-- Start SOURCE MATERIAL --
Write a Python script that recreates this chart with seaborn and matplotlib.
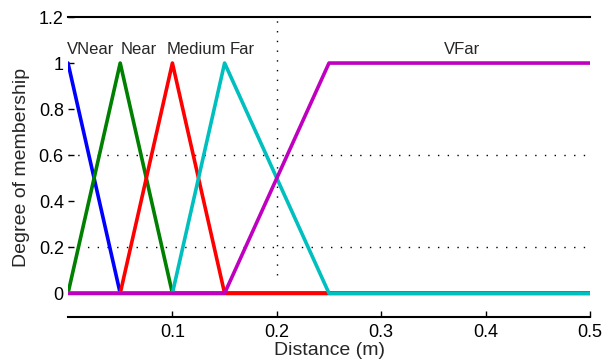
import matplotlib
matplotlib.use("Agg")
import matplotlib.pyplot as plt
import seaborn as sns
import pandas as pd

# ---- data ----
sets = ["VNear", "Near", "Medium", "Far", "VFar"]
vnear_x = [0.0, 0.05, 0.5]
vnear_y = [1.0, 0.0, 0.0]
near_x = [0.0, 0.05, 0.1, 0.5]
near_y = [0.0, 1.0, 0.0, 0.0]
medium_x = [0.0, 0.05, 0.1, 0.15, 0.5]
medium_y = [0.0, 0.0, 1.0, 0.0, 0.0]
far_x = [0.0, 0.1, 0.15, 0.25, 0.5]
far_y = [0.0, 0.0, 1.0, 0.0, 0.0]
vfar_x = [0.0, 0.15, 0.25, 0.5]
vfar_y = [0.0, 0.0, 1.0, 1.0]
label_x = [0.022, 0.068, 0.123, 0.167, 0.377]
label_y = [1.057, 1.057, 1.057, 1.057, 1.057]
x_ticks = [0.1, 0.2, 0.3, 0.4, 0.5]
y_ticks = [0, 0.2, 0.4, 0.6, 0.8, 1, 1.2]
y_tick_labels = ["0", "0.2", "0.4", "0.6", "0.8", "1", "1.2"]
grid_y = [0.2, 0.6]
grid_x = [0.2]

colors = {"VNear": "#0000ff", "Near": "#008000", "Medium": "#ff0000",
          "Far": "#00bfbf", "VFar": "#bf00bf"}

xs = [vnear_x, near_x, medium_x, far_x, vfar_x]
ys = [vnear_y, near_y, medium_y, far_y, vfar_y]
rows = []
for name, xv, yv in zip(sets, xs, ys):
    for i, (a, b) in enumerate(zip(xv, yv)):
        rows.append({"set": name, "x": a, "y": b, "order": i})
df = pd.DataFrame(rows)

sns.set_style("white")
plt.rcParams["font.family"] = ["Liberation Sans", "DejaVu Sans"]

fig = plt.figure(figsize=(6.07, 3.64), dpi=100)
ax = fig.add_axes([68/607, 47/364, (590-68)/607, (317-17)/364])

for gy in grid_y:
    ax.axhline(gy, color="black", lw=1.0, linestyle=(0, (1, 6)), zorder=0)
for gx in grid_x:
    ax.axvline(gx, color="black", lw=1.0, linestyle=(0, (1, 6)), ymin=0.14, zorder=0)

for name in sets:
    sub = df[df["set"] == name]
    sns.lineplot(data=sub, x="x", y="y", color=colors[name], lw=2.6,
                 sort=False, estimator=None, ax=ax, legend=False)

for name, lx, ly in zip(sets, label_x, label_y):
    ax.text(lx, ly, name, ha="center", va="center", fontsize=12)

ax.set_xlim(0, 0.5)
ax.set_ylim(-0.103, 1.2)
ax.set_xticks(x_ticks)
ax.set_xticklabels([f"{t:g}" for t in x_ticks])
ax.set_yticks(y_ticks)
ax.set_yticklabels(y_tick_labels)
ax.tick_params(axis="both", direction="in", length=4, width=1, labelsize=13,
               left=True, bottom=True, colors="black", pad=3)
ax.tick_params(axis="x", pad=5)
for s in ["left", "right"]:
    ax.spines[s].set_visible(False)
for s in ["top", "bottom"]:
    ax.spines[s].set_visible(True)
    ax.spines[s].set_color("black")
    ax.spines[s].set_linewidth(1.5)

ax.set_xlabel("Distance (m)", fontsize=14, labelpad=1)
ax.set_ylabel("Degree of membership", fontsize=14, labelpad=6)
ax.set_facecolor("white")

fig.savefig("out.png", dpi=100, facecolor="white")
-- End SOURCE MATERIAL --
* [WRITTEN TASK]: Write out nothing but the lines from the start of the data through the line with "import pandas as pd". Leave out the pictures.

* [RESULT]:
Write a Python script that recreates this chart with seaborn and matplotlib.
import matplotlib
matplotlib.use("Agg")
import matplotlib.pyplot as plt
import seaborn as sns
import pandas as pd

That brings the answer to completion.